The Bootstrap

The idea

You want a confidence interval for some statistic (mean, median, regression coefficient), but you don’t know the sampling distribution. Maybe the formula is complicated. Maybe there is no formula.

The bootstrap says: pretend your sample is the population. Then simulate the sampling process by resampling with replacement from your data, over and over. Each resample gives you a new estimate. The distribution of those estimates approximates the true sampling distribution.

The steps

  1. You have a sample of \(n\) observations.
  2. Draw \(n\) observations with replacement from your sample (some points get picked twice, some not at all).
  3. Compute your statistic on this resample.
  4. Repeat B times (typically 1,000–10,000).
  5. The spread of those B estimates gives you a standard error and a confidence interval.

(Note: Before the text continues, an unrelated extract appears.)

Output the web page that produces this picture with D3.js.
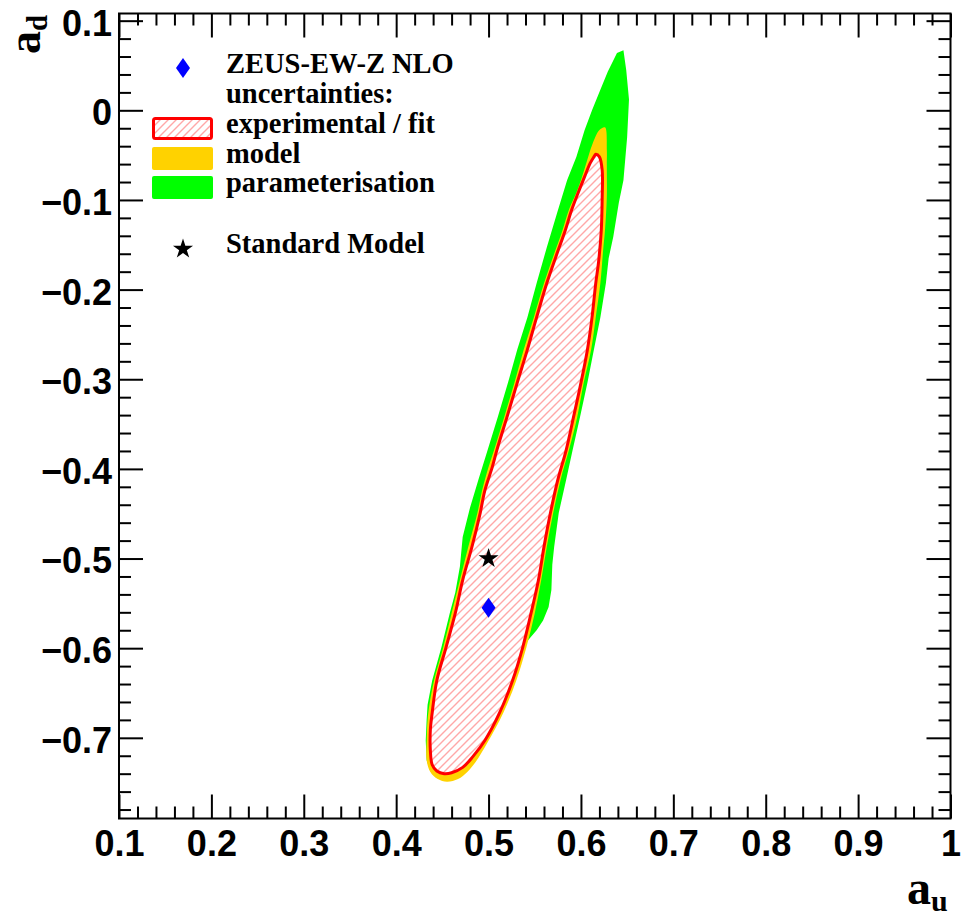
<!DOCTYPE html>
<html>
<head>
<meta charset="utf-8">
<script src="https://cdn.jsdelivr.net/npm/d3@7"></script>
<style>
  body { margin: 0; background: #fff; }
  svg { display: block; }
</style>
</head>
<body>
<svg id="chart" width="961" height="918"></svg>
<script>
// Contours in the (a_u, a_d) plane: experimental/fit, model and parameterisation uncertainties
const expContour = [
  [0.616,-0.049],[0.620,-0.052],[0.623,-0.067],[0.623,-0.097],[0.622,-0.134],[0.619,-0.170],
  [0.616,-0.193],[0.612,-0.231],[0.607,-0.267],[0.600,-0.304],[0.592,-0.342],[0.584,-0.379],
  [0.575,-0.412],[0.567,-0.449],[0.560,-0.487],[0.554,-0.524],[0.546,-0.561],[0.537,-0.599],
  [0.526,-0.636],[0.512,-0.672],[0.496,-0.703],[0.483,-0.721],[0.472,-0.733],[0.460,-0.739],
  [0.452,-0.740],[0.444,-0.737],[0.439,-0.730],[0.437,-0.714],[0.437,-0.691],[0.439,-0.672],
  [0.444,-0.636],[0.454,-0.599],[0.464,-0.561],[0.472,-0.524],[0.482,-0.487],[0.491,-0.449],
  [0.496,-0.424],[0.504,-0.398],[0.509,-0.379],[0.520,-0.342],[0.531,-0.304],[0.542,-0.267],
  [0.552,-0.231],[0.563,-0.193],[0.573,-0.163],[0.583,-0.134],[0.590,-0.111],[0.597,-0.092],
  [0.604,-0.074],[0.610,-0.059],[0.614,-0.052]
];

const modelContour = [
  [0.620,-0.022],[0.626,-0.019],[0.628,-0.044],[0.628,-0.061],[0.628,-0.097],[0.626,-0.134],
  [0.624,-0.156],[0.621,-0.193],[0.616,-0.231],[0.611,-0.267],[0.603,-0.304],[0.596,-0.342],
  [0.587,-0.379],[0.578,-0.412],[0.570,-0.449],[0.563,-0.487],[0.557,-0.524],[0.550,-0.561],
  [0.541,-0.599],[0.530,-0.636],[0.516,-0.672],[0.499,-0.705],[0.486,-0.727],[0.477,-0.738],
  [0.467,-0.746],[0.455,-0.749],[0.445,-0.746],[0.437,-0.738],[0.433,-0.725],[0.433,-0.703],
  [0.434,-0.680],[0.436,-0.663],[0.441,-0.636],[0.451,-0.599],[0.460,-0.561],[0.469,-0.524],
  [0.478,-0.487],[0.488,-0.449],[0.493,-0.424],[0.500,-0.398],[0.506,-0.379],[0.517,-0.342],
  [0.528,-0.304],[0.538,-0.267],[0.549,-0.231],[0.560,-0.193],[0.570,-0.163],[0.580,-0.134],
  [0.587,-0.111],[0.595,-0.092],[0.600,-0.078],[0.607,-0.055],[0.612,-0.039]
];

const paramContour = [
  [0.639,0.064],[0.646,0.067],[0.649,0.045],[0.652,0.012],[0.650,-0.030],[0.646,-0.078],
  [0.641,-0.103],[0.635,-0.141],[0.630,-0.165],[0.627,-0.193],[0.621,-0.231],[0.614,-0.267],
  [0.607,-0.304],[0.599,-0.342],[0.591,-0.379],[0.584,-0.412],[0.576,-0.449],[0.571,-0.487],
  [0.569,-0.507],[0.568,-0.535],[0.565,-0.554],[0.559,-0.569],[0.552,-0.580],[0.543,-0.591],
  [0.536,-0.602],[0.530,-0.621],[0.525,-0.638],[0.515,-0.672],[0.498,-0.705],[0.485,-0.727],
  [0.476,-0.737],[0.466,-0.745],[0.455,-0.748],[0.445,-0.745],[0.437,-0.737],[0.433,-0.725],
  [0.432,-0.703],[0.433,-0.680],[0.434,-0.663],[0.439,-0.636],[0.449,-0.599],[0.458,-0.561],
  [0.464,-0.538],[0.469,-0.509],[0.472,-0.476],[0.480,-0.443],[0.489,-0.412],[0.499,-0.379],
  [0.510,-0.342],[0.521,-0.304],[0.531,-0.267],[0.542,-0.231],[0.552,-0.193],[0.563,-0.153],
  [0.574,-0.115],[0.585,-0.078],[0.595,-0.052],[0.604,-0.022],[0.612,0.000],[0.621,0.023],
  [0.629,0.043]
];

// Fitted central value and Standard Model expectation
const fitPoint = [0.500, -0.555];
const smPoint = [0.500, -0.500];

// Axis ticks and labels
const xMajor = [0.1, 0.2, 0.3, 0.4, 0.5, 0.6, 0.7, 0.8, 0.9, 1.0];
const xLabels = ["0.1", "0.2", "0.3", "0.4", "0.5", "0.6", "0.7", "0.8", "0.9", "1"];
const yMajor = [0.1, 0.0, -0.1, -0.2, -0.3, -0.4, -0.5, -0.6, -0.7];
const yLabels = ["0.1", "0", "\u22120.1", "\u22120.2", "\u22120.3", "\u22120.4", "\u22120.5", "\u22120.6", "\u22120.7"];

// Legend rows
const legendHeader = ["ZEUS-EW-Z NLO", "uncertainties:"];
const legendBoxes = ["experimental / fit", "model", "parameterisation"];
const legendSM = "Standard Model";

const colors = { exp: "#ff0000", hatch: "#ffa8a8", model: "#ffd200", param: "#00ff00", fit: "#0000ff", sm: "#000000" };

(function draw() {
  const svg = d3.select("#chart");
  const pLeft = 119, pRight = 950.5, pTop = 13.5, pBottom = 818.5;

  const x = d3.scaleLinear().domain([0.1, 1.0]).range([pLeft, pRight]);
  const y = d3.scaleLinear().domain([-0.79, 0.108]).range([pBottom, pTop]);

  // Diagonal red hatching on white for the experimental/fit region
  const defs = svg.append("defs");
  const pat = defs.append("pattern")
    .attr("id", "hatch")
    .attr("patternUnits", "userSpaceOnUse")
    .attr("width", 8).attr("height", 8);
  pat.append("rect").attr("width", 8).attr("height", 8).attr("fill", "#fff");
  pat.append("path")
    .attr("d", "M-2,2 L2,-2 M0,8 L8,0 M6,10 L10,6")
    .attr("fill", "none")
    .attr("stroke", colors.hatch).attr("stroke-width", 1.4);

  const plot = svg.append("g");

  const linePoly = d3.line().x(d => x(d[0])).y(d => y(d[1])).curve(d3.curveLinearClosed);
  const smoothPoly = d3.line().x(d => x(d[0])).y(d => y(d[1])).curve(d3.curveCatmullRomClosed.alpha(0.5));

  plot.append("path").attr("d", linePoly(paramContour)).attr("fill", colors.param);
  plot.append("path").attr("d", smoothPoly(modelContour)).attr("fill", colors.model);
  plot.append("path").attr("d", smoothPoly(expContour))
    .attr("fill", "url(#hatch)")
    .attr("stroke", colors.exp).attr("stroke-width", 3).attr("stroke-linejoin", "round");

  // Markers
  const diamondPath = (hw, hh) => `M0,${-hh}L${hw},0L0,${hh}L${-hw},0Z`;
  const starPath = d3.symbol().type(d3.symbolStar).size(125);

  plot.append("path")
    .attr("d", starPath())
    .attr("transform", `translate(${x(smPoint[0])},${y(smPoint[1])})`)
    .attr("fill", colors.sm);
  plot.append("path")
    .attr("d", diamondPath(7, 10))
    .attr("transform", `translate(${x(fitPoint[0])},${y(fitPoint[1])})`)
    .attr("fill", colors.fit);

  // Axes: ticks drawn inward on all four sides
  const xMinor = d3.range(0.1, 1.0001, 0.02).map(v => +v.toFixed(2)).filter(v => !xMajor.some(m => Math.abs(m - v) < 1e-6));
  const yMinor = d3.range(-0.78, 0.1001, 0.02).map(v => +v.toFixed(2)).filter(v => !yMajor.some(m => Math.abs(m - v) < 1e-6));

  const labelFont = "'Liberation Sans', Arial, Helvetica, sans-serif";

  function styleAxis(g) {
    g.select(".domain").remove();
    g.selectAll(".tick line").attr("stroke", "#000").attr("stroke-width", 2);
  }

  svg.append("g").attr("transform", `translate(0,${pBottom})`)
    .call(d3.axisBottom(x).tickValues(xMajor).tickSizeInner(-24).tickSizeOuter(0).tickPadding(12)
      .tickFormat((d, i) => xLabels[i]))
    .call(styleAxis)
    .call(g => g.selectAll("text").attr("font-family", labelFont).attr("font-weight", "bold")
      .attr("font-size", 36).attr("fill", "#000"));
  svg.append("g").attr("transform", `translate(0,${pBottom})`)
    .call(d3.axisBottom(x).tickValues(xMinor).tickSizeInner(-12).tickSizeOuter(0).tickFormat(""))
    .call(styleAxis);
  svg.append("g").attr("transform", `translate(0,${pTop})`)
    .call(d3.axisTop(x).tickValues(xMajor).tickSizeInner(-24).tickSizeOuter(0).tickFormat(""))
    .call(styleAxis);
  svg.append("g").attr("transform", `translate(0,${pTop})`)
    .call(d3.axisTop(x).tickValues(xMinor).tickSizeInner(-12).tickSizeOuter(0).tickFormat(""))
    .call(styleAxis);

  svg.append("g").attr("transform", `translate(${pLeft},0)`)
    .call(d3.axisLeft(y).tickValues(yMajor).tickSizeInner(-24).tickSizeOuter(0).tickPadding(7)
      .tickFormat((d, i) => yLabels[i]))
    .call(styleAxis)
    .call(g => g.selectAll("text").attr("font-family", labelFont).attr("font-weight", "bold")
      .attr("font-size", 36).attr("fill", "#000").attr("dy", "0.4em"));
  svg.append("g").attr("transform", `translate(${pLeft},0)`)
    .call(d3.axisLeft(y).tickValues(yMinor).tickSizeInner(-12).tickSizeOuter(0).tickFormat(""))
    .call(styleAxis);
  svg.append("g").attr("transform", `translate(${pRight},0)`)
    .call(d3.axisRight(y).tickValues(yMajor).tickSizeInner(-24).tickSizeOuter(0).tickFormat(""))
    .call(styleAxis);
  svg.append("g").attr("transform", `translate(${pRight},0)`)
    .call(d3.axisRight(y).tickValues(yMinor).tickSizeInner(-12).tickSizeOuter(0).tickFormat(""))
    .call(styleAxis);

  // Frame
  svg.append("rect")
    .attr("x", pLeft).attr("y", pTop).attr("width", pRight - pLeft).attr("height", pBottom - pTop)
    .attr("fill", "none").attr("stroke", "#000").attr("stroke-width", 2);

  // Axis titles
  const serif = "'Liberation Serif', 'Times New Roman', Times, serif";
  const xt = svg.append("text")
    .attr("x", 907).attr("y", 904)
    .attr("font-family", serif).attr("font-weight", "bold").attr("font-size", 48).attr("fill", "#000");
  xt.append("tspan").text("a");
  xt.append("tspan").attr("font-size", 30).attr("dy", 7).text("u");

  const yt = svg.append("text")
    .attr("transform", "translate(40,54) rotate(-90)")
    .attr("font-family", serif).attr("font-weight", "bold").attr("font-size", 46).attr("fill", "#000");
  yt.append("tspan").text("a");
  yt.append("tspan").attr("font-size", 29).attr("dy", 7).text("d");

  // Legend
  const lg = svg.append("g").attr("font-family", serif).attr("font-weight", "bold").attr("font-size", 28.5).attr("fill", "#000");
  const textX = 226;
  const rowY = [73, 103, 133, 163, 192];

  lg.append("path").attr("d", diamondPath(7, 10)).attr("transform", "translate(183,68)").attr("fill", colors.fit);
  legendHeader.forEach((t, i) => lg.append("text").attr("x", textX).attr("y", rowY[i]).text(t));

  const boxFills = ["url(#hatch)", colors.model, colors.param];
  legendBoxes.forEach((t, i) => {
    const by = rowY[i + 2] - 16;
    const r = lg.append("rect").attr("x", 152).attr("y", by).attr("width", 61).attr("height", 23)
      .attr("rx", 2).attr("fill", boxFills[i]);
    if (i === 0) {
      r.attr("x", 153.5).attr("y", by + 1.5).attr("width", 58).attr("height", 20)
        .attr("stroke", colors.exp).attr("stroke-width", 3);
    }
    lg.append("text").attr("x", textX).attr("y", rowY[i + 2]).text(t);
  });

  lg.append("path").attr("d", starPath()).attr("transform", "translate(183,249)").attr("fill", colors.sm);
  lg.append("text").attr("x", textX).attr("y", 253).text(legendSM);
})();
</script>
</body>
</html>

That’s it. No formulas, no parametric distributional assumptions. Just resampling.

The Oracle View. In these simulations, we know the true population and the true parameter — so we can check whether the bootstrap CIs actually cover the truth. Look for the green dashed line in the bootstrap distribution plot: that’s the true parameter value. The sidebar tells you whether the CI covers it. In practice, the bootstrap is all you have: you resample from your one sample and trust that it approximates the population well enough.

But can’t I just look at my data?

No — and this is a crucial distinction. There are two different distributions at play:

  • The distribution of the data = what individual observations look like (their histogram). This tells you about spread, skew, outliers in your raw data.
  • The sampling distribution = what your statistic (mean, median, slope) would look like if you could repeat the entire experiment many times. This is what you need for standard errors and confidence intervals.

You can always plot your data. But you cannot see the sampling distribution — you only ran the experiment once. You have one mean, not a distribution of means.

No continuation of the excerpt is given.